───── Records for the exercise ─────
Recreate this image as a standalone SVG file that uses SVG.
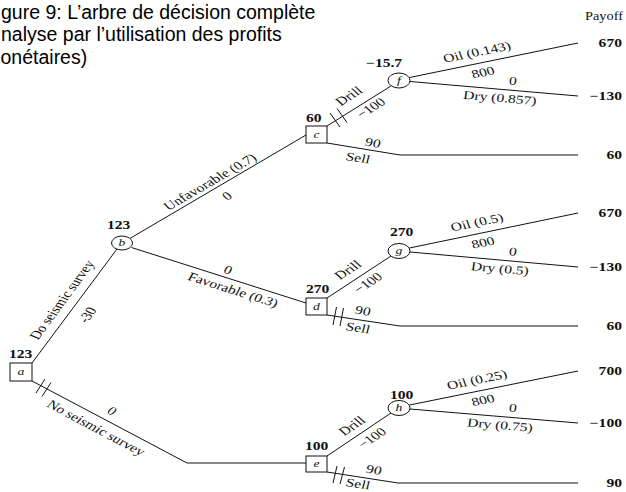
<svg xmlns="http://www.w3.org/2000/svg" width="626" height="492" viewBox="0 0 626 492">
<style>
.t{font-family:"Liberation Serif","Times New Roman",serif;font-size:12px;fill:#111}
.b{font-weight:bold}
.i{font-style:italic;font-size:10.5px}
.c{text-anchor:middle;dominant-baseline:central}
.e{text-anchor:end}
.ln{fill:none;stroke:#111;stroke-width:1}
.nd{fill:#fff;stroke:#111;stroke-width:1}
.title{font-family:"Liberation Sans",Arial,sans-serif;font-size:19.5px;fill:#000}
</style>
<rect width="626" height="492" fill="#fff"/>
<g id="title">
<text class="title" x="1" y="18.5">gure 9: L’arbre de décision complète</text>
<text class="title" x="1" y="41">nalyse par l’utilisation des profits</text>
<text class="title" x="0.5" y="63.5">onétaires)</text>
</g>
<g id="connectors">
<path class="ln" d="M32,363 L117,249"/>
<path class="ln" d="M130,238.4 L306,135"/>
<path class="ln" d="M131.5,247.5 L306,303"/>
<path class="ln" d="M32,381 L187,463 L306,463"/>
<path class="ln" d="M327,126 L391,86"/>
<path class="ln" d="M409.5,77.5 L578,43"/>
<path class="ln" d="M410,81.5 L578,96"/>
<path class="ln" d="M327,143 L400,155 L578,155"/>
<path class="ln" d="M327,298 L391,256"/>
<path class="ln" d="M409.5,248 L578,213"/>
<path class="ln" d="M410,252 L578,267"/>
<path class="ln" d="M327,315 L400,326 L578,326"/>
<path class="ln" d="M327,456 L391,413"/>
<path class="ln" d="M409.5,405 L578,371"/>
<path class="ln" d="M410,409 L578,423"/>
<path class="ln" d="M327,472 L398,483 L578,483"/>
<path class="ln" d="M36,393 L45,379 M42,396.5 L51,382.5"/>
<path class="ln" d="M330,113 L340,127 M337,108.5 L347,122.5"/>
<path class="ln" d="M333,325 L336.5,307 M340,326 L343.5,308"/>
<path class="ln" d="M333,483 L337,466 M340,484 L344.5,467"/>
</g>
<g id="edge-labels">
<text class="t c" transform="translate(62,300) scale(1.3,1) rotate(-60.5)">Do seismic survey</text>
<text class="t c" transform="translate(87.5,315) scale(1.3,1) rotate(-60.5)">-30</text>
<text class="t c" transform="translate(210,182) scale(1.3,1) rotate(-36.9)">Unfavorable (0.7)</text>
<text class="t c" transform="translate(227,196) scale(1.3,1) rotate(-36.9)">0</text>
<text class="t c" transform="translate(228,270) scale(1.3,1) rotate(22.3)">0</text>
<text class="t c" transform="translate(233,290) scale(1.3,1) rotate(22.3)">Favorable (0.3)</text>
<text class="t c" transform="translate(112,411) scale(1.3,1) rotate(34.5)">0</text>
<text class="t c" transform="translate(96,428) scale(1.3,1) rotate(34.5)">No seismic survey</text>
<text class="t c" transform="translate(349,96) scale(1.3,1) rotate(-39.1)">Drill</text>
<text class="t c" transform="translate(371,108) scale(1.3,1) rotate(-39.1)">−100</text>
<text class="t c" transform="translate(348,270) scale(1.3,1) rotate(-40.5)">Drill</text>
<text class="t c" transform="translate(368,283) scale(1.3,1) rotate(-40.5)">−100</text>
<text class="t c" transform="translate(352,426) scale(1.3,1) rotate(-41.1)">Drill</text>
<text class="t c" transform="translate(372,438) scale(1.3,1) rotate(-41.1)">−100</text>
<text class="t c" transform="translate(477,52.2) scale(1.3,1) rotate(-14.9)">Oil (0.143)</text>
<text class="t c" transform="translate(483,72.5) scale(1.3,1) rotate(-14.9)">800</text>
<text class="t c" transform="translate(513,81) scale(1.3,1) rotate(6.4)">0</text>
<text class="t c" transform="translate(500,98) scale(1.3,1) rotate(6.4)">Dry (0.857)</text>
<text class="t c" transform="translate(477,222.5) scale(1.3,1) rotate(-14.9)">Oil (0.5)</text>
<text class="t c" transform="translate(483,242.7) scale(1.3,1) rotate(-14.9)">800</text>
<text class="t c" transform="translate(513,251.7) scale(1.3,1) rotate(6.4)">0</text>
<text class="t c" transform="translate(500,268.7) scale(1.3,1) rotate(6.4)">Dry (0.5)</text>
<text class="t c" transform="translate(477,379.9) scale(1.3,1) rotate(-14.9)">Oil (0.25)</text>
<text class="t c" transform="translate(483,400.2) scale(1.3,1) rotate(-14.9)">800</text>
<text class="t c" transform="translate(513,408.1) scale(1.3,1) rotate(6.4)">0</text>
<text class="t c" transform="translate(500,425.2) scale(1.3,1) rotate(6.4)">Dry (0.75)</text>
<text class="t c" transform="translate(373,143) scale(1.3,1) rotate(11.4)">90</text>
<text class="t c" transform="translate(358,158) scale(1.3,1) rotate(11.4)">Sell</text>
<text class="t c" transform="translate(363,311) scale(1.3,1) rotate(11.4)">90</text>
<text class="t c" transform="translate(358,328) scale(1.3,1) rotate(11.4)">Sell</text>
<text class="t c" transform="translate(374,470) scale(1.3,1) rotate(11.4)">90</text>
<text class="t c" transform="translate(358,484) scale(1.3,1) rotate(11.4)">Sell</text>
</g>
<g id="node-a">
<rect class="nd" x="10" y="363" width="22" height="18"/>
<text class="t i c" transform="translate(21,372) scale(1.3,1)">a</text>
<text class="t b" transform="translate(9,358) scale(1.3,1)">123</text>
</g>
<g id="node-b">
<ellipse class="nd" cx="122" cy="243" rx="10.5" ry="7"/>
<text class="t i c" transform="translate(122,243) scale(1.3,1)">b</text>
<text class="t b" transform="translate(107,229) scale(1.3,1)">123</text>
</g>
<g id="node-c">
<rect class="nd" x="306" y="126" width="21" height="17"/>
<text class="t i c" transform="translate(316.5,134.5) scale(1.3,1)">c</text>
<text class="t b" transform="translate(306,122) scale(1.3,1)">60</text>
</g>
<g id="node-d">
<rect class="nd" x="306" y="298" width="21" height="17"/>
<text class="t i c" transform="translate(316.5,306.5) scale(1.3,1)">d</text>
<text class="t b" transform="translate(306,293) scale(1.3,1)">270</text>
</g>
<g id="node-e">
<rect class="nd" x="306" y="456" width="21" height="16"/>
<text class="t i c" transform="translate(316.5,464) scale(1.3,1)">e</text>
<text class="t b" transform="translate(305,450) scale(1.3,1)">100</text>
</g>
<g id="node-f">
<ellipse class="nd" cx="399" cy="80.5" rx="11" ry="7.5"/>
<text class="t i c" transform="translate(399,80.5) scale(1.3,1)">f</text>
<text class="t b" transform="translate(366,67) scale(1.3,1)">−15.7</text>
</g>
<g id="node-g">
<ellipse class="nd" cx="399" cy="251" rx="11" ry="7.5"/>
<text class="t i c" transform="translate(399,251) scale(1.3,1)">g</text>
<text class="t b" transform="translate(390,236) scale(1.3,1)">270</text>
</g>
<g id="node-h">
<ellipse class="nd" cx="399" cy="408" rx="11" ry="7.5"/>
<text class="t i c" transform="translate(399,408) scale(1.3,1)">h</text>
<text class="t b" transform="translate(390,399) scale(1.3,1)">100</text>
</g>
<g id="payoffs">
<text class="t e" transform="translate(623,20) scale(1.25,1)" style="font-size:11.5px">Payoff</text>
<text class="t b e" transform="translate(622,47) scale(1.3,1)">670</text>
<text class="t b e" transform="translate(622,100) scale(1.3,1)">−130</text>
<text class="t b e" transform="translate(622,159) scale(1.3,1)">60</text>
<text class="t b e" transform="translate(622,217) scale(1.3,1)">670</text>
<text class="t b e" transform="translate(622,271) scale(1.3,1)">−130</text>
<text class="t b e" transform="translate(622,330) scale(1.3,1)">60</text>
<text class="t b e" transform="translate(622,375) scale(1.3,1)">700</text>
<text class="t b e" transform="translate(622,427) scale(1.3,1)">−100</text>
<text class="t b e" transform="translate(622,487) scale(1.3,1)">90</text>
</g>
</svg>
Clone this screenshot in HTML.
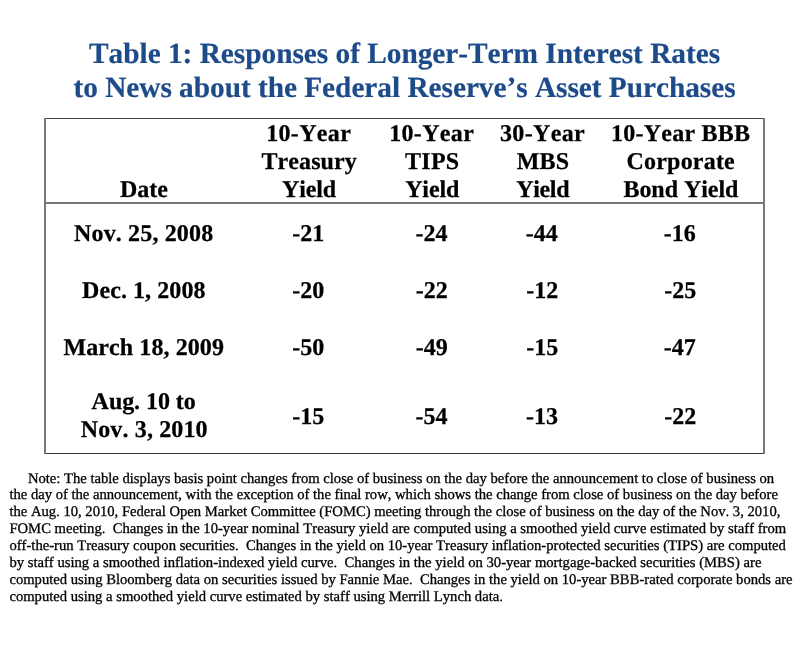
─────
* _To be done_:
Where a line holds "this", copy that line.

* _Response to the exercise_:
Recreate this image as a standalone SVG file that uses SVG.
Clone this screenshot in HTML.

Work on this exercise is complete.